Luke finished drying off his hands and tossed the towel into the waste bin. “You take it easy, Ron,” he said, opening the lavatory door. “I’ve got to get back to business.”
“Don’t work too hard, Luke. You’ll dig yourself an early grave.” Luke didn’t hear; he was already out the door and, from the sound of his footsteps, half-way down the hall.
Ron sighed and checked his watch. It read eight forty-five in the evening, which meant that it was time to make one final pass of the wastebaskets in the wing. It wouldn’t take that long; he’d only have to check the offices where he knew the researchers kept late hours. Six, seven offices, the same number of labs, so spread out that Ron knew it would take more time to cover the distance between them than it would to empty the baskets.
He flushed the toilet he’d been cleaning, rinsed the brush in the clean water, and dropped it into the holder in his cart. He wondered if he should wheel the cart into its closet, just a couple of doors down the hall. It probably wouldn’t cause any problem if he parked it in the corner here in the men’s room, but that wasn’t a thing he was supposed to do. Not that it had ever caused him any problem; the night supervisor tended to spend most of his time watching television. Ron rarely saw him except when he went to the lounge for his dinner break.
The hell with it, he thought, and wheeled the cart into the corner. If he put the damned thing away, he’d just have to wheel it back in here in another half an hour; there were three more toilets to clean. And the urinals, too.

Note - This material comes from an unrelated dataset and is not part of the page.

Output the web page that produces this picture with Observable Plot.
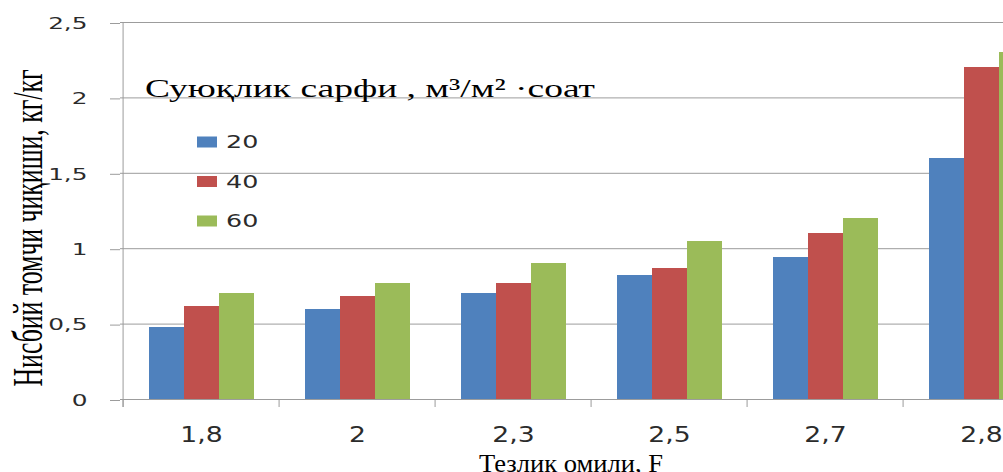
<!DOCTYPE html>
<html><head><meta charset="utf-8">
<script src="https://cdn.jsdelivr.net/npm/d3@7"></script>
<script src="https://cdn.jsdelivr.net/npm/@observablehq/plot@0.6"></script>
<style>
html,body{margin:0;padding:0;background:#fff;overflow:hidden;width:1003px;height:472px}
#chart svg{display:block;max-width:none !important}
</style>
</head><body><div id="chart"></div>
<script>
// ---- data ----
const categories = ["1,8", "2", "2,3", "2,5", "2,7", "2,8"];
const series = ["20", "40", "60"];
const values20 = [0.48, 0.60, 0.70, 0.82, 0.94, 1.60];
const values40 = [0.62, 0.68, 0.77, 0.87, 1.10, 2.20];
const values60 = [0.70, 0.77, 0.90, 1.05, 1.20, 2.30];
const yTicks = [0, 0.5, 1, 1.5, 2, 2.5];
const seriesColors = ["#4F81BD", "#C0504D", "#9BBB59"];
const yTitle = "Нисбий томчи чиқиши, кг/кг";
const xTitle = "Тезлик омили, F";
const legendTitle = "Суюқлик сарфи , м³/м² ·соат";

const seriesValues = [values20, values40, values60];
const rows = categories.flatMap((c, i) => series.map((s, j) => ({cat: c, series: s, value: seriesValues[j][i]})));

// ---- layout ----
const W = 1100, H = 472, ML = 120, MR = 39, MT = 22, MB = 73;
const bw = (W - ML - MR) / categories.length;
const barW = 35;
const groupOff = (bw - series.length * barW) / 2;
const grid = "#9c9c9c";
const ink = "#2b2b2b";

const plot = Plot.plot({
  width: W, height: H,
  marginLeft: ML, marginRight: MR, marginTop: MT, marginBottom: MB,
  style: {fontFamily: "DejaVu Sans", background: "#fff", maxWidth: "none"},
  x: {type: "band", domain: categories, padding: 0, axis: null, label: null},
  y: {domain: [0, 2.5], axis: null, label: null},
  color: {domain: series, range: seriesColors},
  marks: [
    Plot.gridY(yTicks, {stroke: grid, strokeOpacity: 1, strokeWidth: 1}),
    Plot.axisY(yTicks, {tickSize: 10, tickPadding: 23, stroke: grid, strokeOpacity: 1, fill: ink, fontSize: 16.5,
      tickFormat: d => String(d).replace(".", ","), dy: 1, label: null}),
    ...series.map((s, j) => Plot.barY(rows.filter(d => d.series === s), {
      x: "cat", y: "value", fill: "series", shapeRendering: "crispEdges",
      insetLeft: groupOff + j * barW, insetRight: bw - groupOff - (j + 1) * barW - 0.6
    })),
    Plot.ruleX(categories, {x: d => d, dx: -bw / 2, y1: 0, y2: 0, insetBottom: -8, stroke: grid}),
    Plot.ruleX(categories.slice(0, 1), {x: d => d, dx: -bw / 2, y1: 2.5, y2: 0, insetBottom: -8, stroke: grid}),
    Plot.ruleY([0], {stroke: grid}),
    Plot.axisX({tickSize: 0, tickPadding: 28, fill: ink, fontSize: 20.5, stroke: "none", label: null})
  ]
});

document.getElementById("chart").appendChild(plot);
const svg = d3.select(plot);

function stretch(sel, factor) {
  sel.each(function () {
    const len = this.getComputedTextLength();
    this.setAttribute("textLength", len * factor);
    this.setAttribute("lengthAdjust", "spacingAndGlyphs");
  });
}
// stretch axis tick labels (the reference is widened horizontally)
svg.selectAll("g[aria-label='y-axis tick label'] text").call(stretch, 1.5);
svg.selectAll("g[aria-label='x-axis tick label'] text").call(stretch, 1.3);

// ---- annotations: axis titles and legend ----
const color = plot.scale("color");
const ann = svg.append("g").attr("fill", "#000").attr("text-anchor", "start");

ann.append("text")
  .attr("transform", "translate(42,228) scale(1.55,1) rotate(-90)")
  .attr("text-anchor", "middle")
  .attr("font-family", "Liberation Serif")
  .attr("font-size", 27)
  .attr("textLength", 317).attr("lengthAdjust", "spacingAndGlyphs")
  .text(yTitle);

ann.append("text")
  .attr("x", 479).attr("y", 472)
  .attr("font-family", "Liberation Serif")
  .attr("font-size", 26)
  .attr("textLength", 184).attr("lengthAdjust", "spacingAndGlyphs")
  .text(xTitle);

ann.append("text")
  .attr("x", 145).attr("y", 97)
  .attr("font-family", "Liberation Serif")
  .attr("font-size", 26)
  .attr("textLength", 450).attr("lengthAdjust", "spacingAndGlyphs")
  .text(legendTitle);

const leg = ann.append("g");
series.forEach((s, j) => {
  const cy = 142 + j * 39.5;
  leg.append("rect").attr("x", 197).attr("y", cy - 5.5).attr("width", 20).attr("height", 11).attr("fill", color.apply(s));
  leg.append("text").attr("x", 226).attr("y", cy).attr("dy", "0.36em")
    .attr("font-family", "DejaVu Sans").attr("font-size", 17.5).attr("fill", ink)
    .text(s);
});
leg.selectAll("text").call(stretch, 1.45);
</script>
</body></html>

He left the restroom, walked down the hall to the elevator, and rode down to the basement to get the big trash cart. Most of the offices and labs produced little enough trash that Ron could empty their wastebaskets into the garbage bag on his cleaning cart. Dr. Bonner’s office (stress on the Dr.; Bonner was a European with strong ideas about the pecking order) Dr. Bonner’s office, on the other hand, was one of those on the late run — and the man somehow managed all by himself to produce enough trash to fill a plastic garbage bag three times over.
Ron didn’t look forward to visiting Bonner’s office.
It wasn’t just that the man was unfriendly. And he certainly was that; downright nasty, in fact. Bonner alone wasn’t anything Ron would look forward to, but he wasn’t anything to dread. Bonner wasn’t the problem; it was his . . . project.
Ron wasn’t quite sure what Bonner was trying to do, or why, but there was a thing in Bonner’s laboratory. An animal, or maybe not an animal at all, a bestial nightmare of a creature with extra heads and limbs. And there was a light in its eye, a light that told Ron that it maybe had more brains in his head that Ron had in his own. Bonner kept the poor thing in a tiny cage right there in his laboratory, a cage not even big enough for the pathetic thing to stand up in. Just like it was nothing but some poor, dumb beast.
Which, maybe, was all that the thing was. Ron didn’t have any proof that it was intelligent, just a deep twinge in his gut. But his heart didn’t look at the thing like it was an animal, not for an instant. He’d never been able to go into Bonner’s lab without feeling frightened and sick with himself from the guilt of not setting the creature loose.
He found the trash cart in its corner downstairs in the basement, and rolled it back to the elevator. When he got to Bonner’s laboratory he parked it against the wall a few feet from the door.
He knocked on the door before he went inside. Bonner wasn’t the sort of person you wanted to walk in on and surprise. He wasn’t the sort of person you wanted to see at all, for that matter. Ron wasn’t sure whether he was less eager to be in that room with the . . . thing while Bonner was there or while he wasn’t. The creature was unsettling and physically repugnant, but there was something malignant about Bonner.